====== INFORMATION PROVIDED

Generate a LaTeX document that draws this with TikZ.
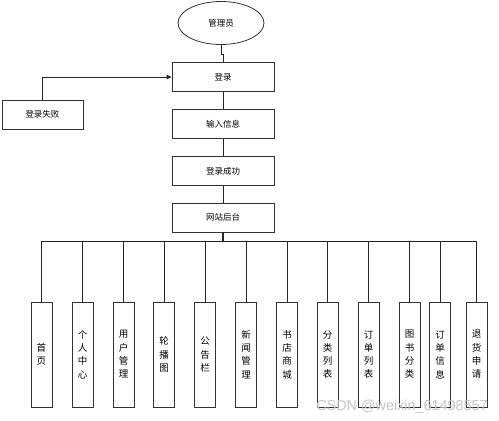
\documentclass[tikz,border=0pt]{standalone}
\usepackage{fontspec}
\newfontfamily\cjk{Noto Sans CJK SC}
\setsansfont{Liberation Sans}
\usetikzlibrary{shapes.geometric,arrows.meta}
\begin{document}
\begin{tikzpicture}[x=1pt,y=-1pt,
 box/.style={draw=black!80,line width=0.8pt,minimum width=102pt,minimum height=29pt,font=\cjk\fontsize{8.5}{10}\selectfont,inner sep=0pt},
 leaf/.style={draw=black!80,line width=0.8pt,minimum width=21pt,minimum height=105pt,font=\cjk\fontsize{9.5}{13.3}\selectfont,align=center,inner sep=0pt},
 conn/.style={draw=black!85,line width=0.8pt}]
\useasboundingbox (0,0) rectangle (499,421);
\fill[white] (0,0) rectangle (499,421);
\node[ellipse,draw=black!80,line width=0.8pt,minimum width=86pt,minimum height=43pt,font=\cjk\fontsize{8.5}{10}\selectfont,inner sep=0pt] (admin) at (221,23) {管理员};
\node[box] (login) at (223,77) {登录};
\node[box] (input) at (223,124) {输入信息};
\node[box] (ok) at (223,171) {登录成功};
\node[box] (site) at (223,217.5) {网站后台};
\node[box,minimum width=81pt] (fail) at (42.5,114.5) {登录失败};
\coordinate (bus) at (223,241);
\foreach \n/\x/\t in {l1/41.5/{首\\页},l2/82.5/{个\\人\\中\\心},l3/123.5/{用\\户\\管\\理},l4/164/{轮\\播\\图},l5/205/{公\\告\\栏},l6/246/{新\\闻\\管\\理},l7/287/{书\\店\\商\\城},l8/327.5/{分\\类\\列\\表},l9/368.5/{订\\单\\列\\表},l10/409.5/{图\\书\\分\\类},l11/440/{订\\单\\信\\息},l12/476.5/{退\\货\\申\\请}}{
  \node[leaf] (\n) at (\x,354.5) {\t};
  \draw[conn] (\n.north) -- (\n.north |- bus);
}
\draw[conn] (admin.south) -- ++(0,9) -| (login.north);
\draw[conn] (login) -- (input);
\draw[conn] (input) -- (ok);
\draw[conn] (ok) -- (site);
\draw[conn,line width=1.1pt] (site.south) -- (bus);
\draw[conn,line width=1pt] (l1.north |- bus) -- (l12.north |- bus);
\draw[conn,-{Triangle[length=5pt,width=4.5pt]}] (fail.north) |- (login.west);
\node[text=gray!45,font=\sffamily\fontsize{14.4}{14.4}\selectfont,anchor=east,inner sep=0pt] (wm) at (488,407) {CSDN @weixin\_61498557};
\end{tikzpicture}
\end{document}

============

**WHAT IS NEEDED:** Exclude the pictures, and transcribe all of the material exactly.

**THE COMPLETED TASK:**
Generate a LaTeX document that draws this with TikZ.
\documentclass[tikz,border=0pt]{standalone}
\usepackage{fontspec}
\newfontfamily\cjk{Noto Sans CJK SC}
\setsansfont{Liberation Sans}
\usetikzlibrary{shapes.geometric,arrows.meta}
\begin{document}
\begin{tikzpicture}[x=1pt,y=-1pt,
 box/.style={draw=black!80,line width=0.8pt,minimum width=102pt,minimum height=29pt,font=\cjk\fontsize{8.5}{10}\selectfont,inner sep=0pt},
 leaf/.style={draw=black!80,line width=0.8pt,minimum width=21pt,minimum height=105pt,font=\cjk\fontsize{9.5}{13.3}\selectfont,align=center,inner sep=0pt},
 conn/.style={draw=black!85,line width=0.8pt}]
\useasboundingbox (0,0) rectangle (499,421);
\fill[white] (0,0) rectangle (499,421);
\node[ellipse,draw=black!80,line width=0.8pt,minimum width=86pt,minimum height=43pt,font=\cjk\fontsize{8.5}{10}\selectfont,inner sep=0pt] (admin) at (221,23) {管理员};
\node[box] (login) at (223,77) {登录};
\node[box] (input) at (223,124) {输入信息};
\node[box] (ok) at (223,171) {登录成功};
\node[box] (site) at (223,217.5) {网站后台};
\node[box,minimum width=81pt] (fail) at (42.5,114.5) {登录失败};
\coordinate (bus) at (223,241);
\foreach \n/\x/\t in {l1/41.5/{首\\页},l2/82.5/{个\\人\\中\\心},l3/123.5/{用\\户\\管\\理},l4/164/{轮\\播\\图},l5/205/{公\\告\\栏},l6/246/{新\\闻\\管\\理},l7/287/{书\\店\\商\\城},l8/327.5/{分\\类\\列\\表},l9/368.5/{订\\单\\列\\表},l10/409.5/{图\\书\\分\\类},l11/440/{订\\单\\信\\息},l12/476.5/{退\\货\\申\\请}}{
  \node[leaf] (\n) at (\x,354.5) {\t};
  \draw[conn] (\n.north) -- (\n.north |- bus);
}
\draw[conn] (admin.south) -- ++(0,9) -| (login.north);
\draw[conn] (login) -- (input);
\draw[conn] (input) -- (ok);
\draw[conn] (ok) -- (site);
\draw[conn,line width=1.1pt] (site.south) -- (bus);
\draw[conn,line width=1pt] (l1.north |- bus) -- (l12.north |- bus);
\draw[conn,-{Triangle[length=5pt,width=4.5pt]}] (fail.north) |- (login.west);
\node[text=gray!45,font=\sffamily\fontsize{14.4}{14.4}\selectfont,anchor=east,inner sep=0pt] (wm) at (488,407) {CSDN @weixin\_61498557};
\end{tikzpicture}
\end{document}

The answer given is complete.